Supplied data
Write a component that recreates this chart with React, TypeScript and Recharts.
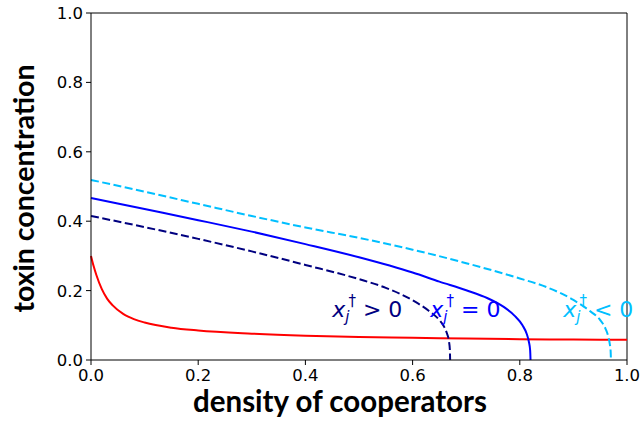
import React from 'react';
import { LineChart, Line, XAxis, YAxis, ReferenceLine, ReferenceDot, Label } from 'recharts';

interface Pt {
  x: number;
  y: number;
}

// x_j > 0 branch (navy, dashed)
const positiveX = [0, 0.1, 0.2, 0.3, 0.4, 0.5, 0.55, 0.6, 0.63, 0.65, 0.658, 0.664, 0.668, 0.6695, 0.67];
const positiveY = [0.415, 0.383, 0.349, 0.313, 0.274, 0.233, 0.208, 0.172, 0.142, 0.115, 0.098, 0.077, 0.052, 0.03, 0];

// x_j = 0 branch (blue, solid)
const zeroX = [0, 0.1, 0.2, 0.3, 0.4, 0.5, 0.6, 0.65, 0.7, 0.74, 0.77, 0.79, 0.805, 0.813, 0.817, 0.8193, 0.82];
const zeroY = [0.467, 0.435, 0.403, 0.37, 0.334, 0.296, 0.252, 0.226, 0.201, 0.178, 0.153, 0.128, 0.1, 0.075, 0.052, 0.028, 0];

// x_j < 0 branch (light blue, dashed)
const negativeX = [0, 0.1, 0.2, 0.3, 0.4, 0.5, 0.6, 0.7, 0.8, 0.85, 0.9, 0.93, 0.95, 0.96, 0.965, 0.968, 0.9695, 0.97];
const negativeY = [0.519, 0.485, 0.45, 0.415, 0.382, 0.352, 0.318, 0.279, 0.235, 0.21, 0.173, 0.142, 0.115, 0.09, 0.068, 0.045, 0.025, 0];

// toxin curve (red)
const redX = [0, 0.005, 0.01, 0.02, 0.03, 0.04, 0.06, 0.08, 0.1, 0.15, 0.2, 0.3, 0.4, 0.5, 0.6, 0.7, 0.8, 0.9, 1.0];
const redY = [0.3, 0.27, 0.245, 0.205, 0.177, 0.158, 0.133, 0.118, 0.108, 0.093, 0.085, 0.076, 0.07, 0.066, 0.064, 0.062, 0.06, 0.059, 0.058];

const ticks = [0, 0.2, 0.4, 0.6, 0.8, 1.0];

const toPts = (xs: number[], ys: number[]): Pt[] => xs.map((x, i) => ({ x, y: ys[i] }));

const XTick = ({ x, y, payload }: any) => (
  <text x={x} y={y + 13} textAnchor="middle" fontFamily="DejaVu Sans" fontSize={16.5} fill="#000">
    {payload.value.toFixed(1)}
  </text>
);

const YTick = ({ x, y, payload }: any) => (
  <text x={x + 1} y={y + 6} textAnchor="end" fontFamily="DejaVu Sans" fontSize={16.5} fill="#000">
    {payload.value.toFixed(1)}
  </text>
);

const MathLabel = (props: any) => {
  const { cx, cy, color, rel } = props;
  return (
    <text x={cx} y={cy} fill={color} fontFamily="DejaVu Sans" fontSize={22}>
      <tspan fontStyle="italic">x</tspan>
      <tspan fontStyle="italic" fontSize={15} dy={5}>j</tspan>
      <tspan fontSize={15} dx={-1} dy={-16}>†</tspan>
      <tspan dy={11}>{` ${rel} 0`}</tspan>
    </text>
  );
};

const App = () => {
  return (
    <div style={{ position: 'absolute', left: 0, top: 0, background: '#fff' }}>
      <LineChart width={642} height={423} margin={{ top: 13, right: 15, left: 0, bottom: 0 }}>
        <XAxis
          dataKey="x"
          type="number"
          domain={[0, 1]}
          ticks={ticks}
          height={63}
          stroke="#000"
          tickSize={5}
          tickMargin={3}
          tick={<XTick />}
          allowDuplicatedCategory={false}
        >
          <Label
            content={(p: any) => (
              <text
                x={p.viewBox.x + p.viewBox.width / 2 - 19}
                y={412}
                textAnchor="middle"
                fontFamily="Lato"
                fontWeight="bold"
                fontSize={29.5}
                fill="#000"
              >
                density of cooperators
              </text>
            )}
          />
        </XAxis>
        <YAxis
          dataKey="y"
          type="number"
          domain={[0, 1]}
          ticks={ticks}
          width={91}
          stroke="#000"
          tickSize={5}
          tickMargin={4}
          tick={<YTick />}
        >
          <Label
            content={(p: any) => (
              <text
                x={34}
                y={p.viewBox.y + p.viewBox.height / 2 + 2}
                transform={`rotate(-90 34 ${p.viewBox.y + p.viewBox.height / 2 + 2})`}
                textAnchor="middle"
                fontFamily="Lato"
                fontWeight="bold"
                fontSize={28.5}
                fill="#000"
              >
                toxin concentration
              </text>
            )}
          />
        </YAxis>
        <ReferenceLine y={1} stroke="#000" strokeWidth={1} />
        <ReferenceLine x={1} stroke="#000" strokeWidth={1} />
        <Line data={toPts(redX, redY)} dataKey="y" type="monotone" stroke="#ff0000" strokeWidth={2} dot={false} isAnimationActive={false} />
        <Line data={toPts(positiveX, positiveY)} dataKey="y" type="monotone" stroke="#000080" strokeWidth={2} strokeDasharray="8 3.5" dot={false} isAnimationActive={false} />
        <Line data={toPts(zeroX, zeroY)} dataKey="y" type="monotone" stroke="#0000ff" strokeWidth={2} dot={false} isAnimationActive={false} />
        <Line data={toPts(negativeX, negativeY)} dataKey="y" type="monotone" stroke="#00bfff" strokeWidth={2} strokeDasharray="8 3.5" dot={false} isAnimationActive={false} />
        <ReferenceDot x={0.45} y={0.124} r={0} shape={(p: any) => <MathLabel {...p} color="#000080" rel=">" />} />
        <ReferenceDot x={0.633} y={0.124} r={0} shape={(p: any) => <MathLabel {...p} color="#0000ff" rel="=" />} />
        <ReferenceDot x={0.881} y={0.124} r={0} shape={(p: any) => <MathLabel {...p} color="#00bfff" rel="<" />} />
      </LineChart>
    </div>
  );
};

export default App;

Written exercise
Go from the first line of the data above to the line containing "0.052, 0.028, 0];" and retype exactly those lines, both included, but none of the pictures.

Worked solution
Write a component that recreates this chart with React, TypeScript and Recharts.
import React from 'react';
import { LineChart, Line, XAxis, YAxis, ReferenceLine, ReferenceDot, Label } from 'recharts';

interface Pt {
  x: number;
  y: number;
}

// x_j > 0 branch (navy, dashed)
const positiveX = [0, 0.1, 0.2, 0.3, 0.4, 0.5, 0.55, 0.6, 0.63, 0.65, 0.658, 0.664, 0.668, 0.6695, 0.67];
const positiveY = [0.415, 0.383, 0.349, 0.313, 0.274, 0.233, 0.208, 0.172, 0.142, 0.115, 0.098, 0.077, 0.052, 0.03, 0];

// x_j = 0 branch (blue, solid)
const zeroX = [0, 0.1, 0.2, 0.3, 0.4, 0.5, 0.6, 0.65, 0.7, 0.74, 0.77, 0.79, 0.805, 0.813, 0.817, 0.8193, 0.82];
const zeroY = [0.467, 0.435, 0.403, 0.37, 0.334, 0.296, 0.252, 0.226, 0.201, 0.178, 0.153, 0.128, 0.1, 0.075, 0.052, 0.028, 0];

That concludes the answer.